2) puis « ar... ol... if... uc... » dans l'ordre conventionnel « gauche droite » adopté par les Grecs et les Romains
3) puis « papa, riri, lulu », car certains enfants pensent qu'écrire « pa » suffit ou même qu'il est interdit de l'écrire une seconde fois juste à côté, suivant ainsi nos très lointains ancêtres qui faisaient de même
et enfin « Papa rame sur le lac. » en individualisant les mots, moment où il conviendra de se replonger dans l'Histoire des Alphabets pour y redécouvrir que, jusqu'à une époque très récente de l'histoire de l'écriture (13 siècles, une paille !) tout le monde trouvait normal d'écrire sans espaces entre les mots !

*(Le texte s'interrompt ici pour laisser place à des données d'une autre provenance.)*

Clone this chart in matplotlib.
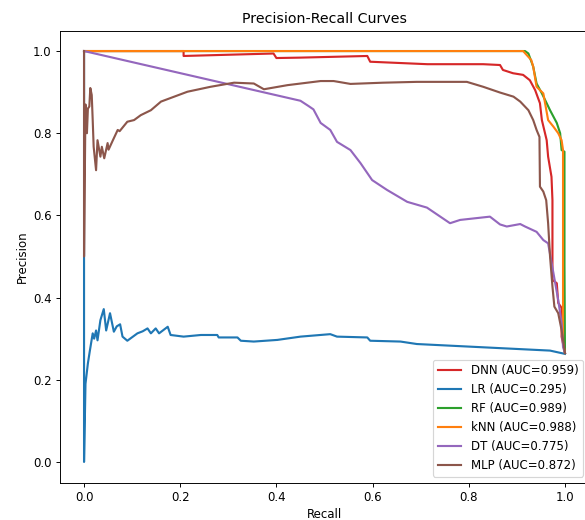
import matplotlib
matplotlib.use("Agg")
import matplotlib.pyplot as plt

# ---- data ----
labels = ["DNN (AUC=0.959)", "LR (AUC=0.295)", "RF (AUC=0.989)",
          "kNN (AUC=0.988)", "DT (AUC=0.775)", "MLP (AUC=0.872)"]
colors = ["tab:red", "tab:blue", "tab:green", "tab:orange", "tab:purple", "tab:brown"]

dnn_recall = [0, 0.207, 0.207, 0.30, 0.394, 0.40, 0.45, 0.589, 0.595, 0.714, 0.83,
              0.865, 0.871, 0.892, 0.913, 0.927, 0.938, 0.948, 0.952, 0.962, 0.965,
              0.972, 0.974, 0.974, 0.983, 0.986, 0.993, 0.993, 1.0]
dnn_precision = [1.0, 1.0, 0.988, 0.991, 0.994, 0.983, 0.984, 0.988, 0.974, 0.968, 0.968,
                 0.966, 0.954, 0.946, 0.942, 0.929, 0.905, 0.873, 0.832, 0.783, 0.743,
                 0.694, 0.637, 0.443, 0.435, 0.387, 0.375, 0.305, 0.265]

lr_recall = [0, 0, 0.003, 0.008, 0.012, 0.018, 0.021, 0.025, 0.028, 0.034, 0.041, 0.046,
             0.054, 0.062, 0.068, 0.075, 0.080, 0.090, 0.111, 0.122, 0.132, 0.139, 0.149,
             0.156, 0.174, 0.180, 0.207, 0.243, 0.277, 0.280, 0.319, 0.326, 0.353, 0.402,
             0.45, 0.512, 0.526, 0.589, 0.595, 0.658, 0.692, 0.761, 0.865, 0.969, 1.0]
lr_precision = [1.0, 0.0, 0.19, 0.24, 0.27, 0.313, 0.30, 0.32, 0.296, 0.345, 0.372, 0.32,
                0.362, 0.317, 0.33, 0.335, 0.305, 0.295, 0.313, 0.318, 0.325, 0.313, 0.325,
                0.313, 0.329, 0.309, 0.305, 0.309, 0.309, 0.303, 0.303, 0.295, 0.293, 0.297,
                0.305, 0.311, 0.305, 0.303, 0.295, 0.293, 0.287, 0.283, 0.277, 0.271, 0.263]

rf_recall = [0, 0.917, 0.924, 0.934, 0.941, 0.952, 0.962, 0.969, 0.983, 0.99, 0.993,
             0.999, 0.999, 1.0]
rf_precision = [1.0, 1.0, 0.994, 0.962, 0.921, 0.897, 0.873, 0.856, 0.825, 0.8, 0.759,
                0.755, 0.48, 0.265]

knn_recall = [0, 0.913, 0.93, 0.934, 0.941, 0.955, 0.965, 0.976, 0.986, 0.993, 0.996,
              0.996, 1.0]
knn_precision = [1.0, 1.0, 0.978, 0.962, 0.913, 0.897, 0.832, 0.816, 0.8, 0.783, 0.759,
                 0.29, 0.265]

dt_recall = [0, 0.45, 0.467, 0.477, 0.492, 0.512, 0.526, 0.554, 0.575, 0.599, 0.63, 0.672,
             0.713, 0.761, 0.782, 0.844, 0.865, 0.879, 0.907, 0.917, 0.941, 0.955, 0.965,
             0.976, 0.986, 0.993, 0.996, 1.0]
dt_precision = [1.0, 0.879, 0.866, 0.858, 0.825, 0.808, 0.779, 0.759, 0.727, 0.686, 0.662,
                0.633, 0.619, 0.581, 0.589, 0.597, 0.578, 0.573, 0.579, 0.573, 0.560, 0.540,
                0.532, 0.46, 0.394, 0.338, 0.28, 0.265]

mlp_recall = [0, 0, 0.003, 0.006, 0.008, 0.011, 0.013, 0.016, 0.018, 0.02, 0.025, 0.028,
              0.034, 0.037, 0.042, 0.049, 0.051, 0.06, 0.07, 0.074, 0.09, 0.104, 0.118,
              0.139, 0.16, 0.215, 0.263, 0.312, 0.353, 0.374, 0.423, 0.492, 0.519, 0.554,
              0.622, 0.692, 0.796, 0.83, 0.865, 0.893, 0.907, 0.924, 0.934, 0.941, 0.947,
              0.948, 0.955, 0.961, 0.965, 0.969, 0.974, 0.978, 0.986, 0.993, 1.0]
mlp_precision = [1.0, 0.5, 0.87, 0.80, 0.86, 0.865, 0.91, 0.893, 0.832, 0.767, 0.71, 0.783,
                 0.743, 0.767, 0.739, 0.776, 0.76, 0.783, 0.808, 0.805, 0.828, 0.832, 0.844,
                 0.856, 0.877, 0.901, 0.913, 0.923, 0.921, 0.907, 0.917, 0.927, 0.927, 0.92,
                 0.923, 0.925, 0.925, 0.913, 0.899, 0.889, 0.877, 0.856, 0.832, 0.808, 0.791,
                 0.67, 0.658, 0.637, 0.581, 0.5, 0.427, 0.378, 0.362, 0.321, 0.265]

series = [(dnn_recall, dnn_precision), (lr_recall, lr_precision), (rf_recall, rf_precision),
          (knn_recall, knn_precision), (dt_recall, dt_precision), (mlp_recall, mlp_precision)]

DPI = 85
fig = plt.figure(figsize=(585 / DPI, 520 / DPI), dpi=DPI)
ax = fig.add_axes([60 / 585, 37.5 / 520, 529 / 585, 452 / 520])

for (r, p), lab, c in zip(series, labels, colors):
    ax.plot(r, p, color=c, lw=1.8, label=lab)

ax.set_xlim(-0.05, 1.05)
ax.set_ylim(-0.05, 1.05)
ax.set_xticks([0.0, 0.2, 0.4, 0.6, 0.8, 1.0])
ax.set_yticks([0.0, 0.2, 0.4, 0.6, 0.8, 1.0])
ax.set_title("Precision-Recall Curves")
ax.set_xlabel("Recall")
ax.set_ylabel("Precision")
ax.legend(loc="lower right")

fig.savefig("out.png", dpi=DPI)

Lire, ça s'apprend aussi, et même surtout, en écrivant sous la dictée (et la production d'écrit autonome[3]), encore mieux que sous la copie, même répétée à plusieurs reprises (les lignes de pa pa pa pa, lu lu lu lu, etc.).
La première production d'écrit autonome (d'après une demande suggérée par l'adulte : « Écrivez aaaa... écrivez oooo.... aaaa... aaa... ooo... ») doit avoir lieu le premier jour d'apprentissage, même en GS où elle prendra, comme en début de CP, un caractère ludique marqué, grâce aux Alphas, aux lettres magnétiques, aux ardoises que les enfants découvrent souvent à l'école, aux « petits challenges entre amis » et autres idées géniales et drôles que tout professeur des écoles, ou parent, a forcément en réserve dans sa besace.
Ici, une dictée à 3 mains en GS , visant à écrire Morobo, le nom de la sorcière...
Deux excellents jeux pour exercer cela tout en amusant les enfants : le loto des Alphas et Syllamots, qui n'est malheureusement plus commercialisé (des versions pdf sur le site de Zaubette).
[1] Et ceci, même si les linguistes et autres soutiennent et maintiennent qu’une consonne ne peut se prononcer seule et que, de ce fait, une syllabe ne peut être fragmentée.
[2] En soutien à des élèves en difficulté, cela peut être beaucoup plus long. Il convient de ne pas se décourager et d'insister, insister et encore insister jusqu'à ce qu'un beau matin, on constate que le barrage a cédé et que l'élève écrit facilement ces deux lettres associées qui lui posaient jusqu'alors tant de problèmes.
[3] Attention, je ne parle pas d’écrits reconstitués par copie en utilisant des listes de mots fournies par l’adulte mais bien d’écrits composés lettre à lettre, grâce à la technique de l’encodage. Bien sûr, les débuts ne sont pas très spectaculaires et plus tardifs mais le résultat est beaucoup plus solide, surtout si, dès le début, la convention de l’orthographe est aussi enseignée.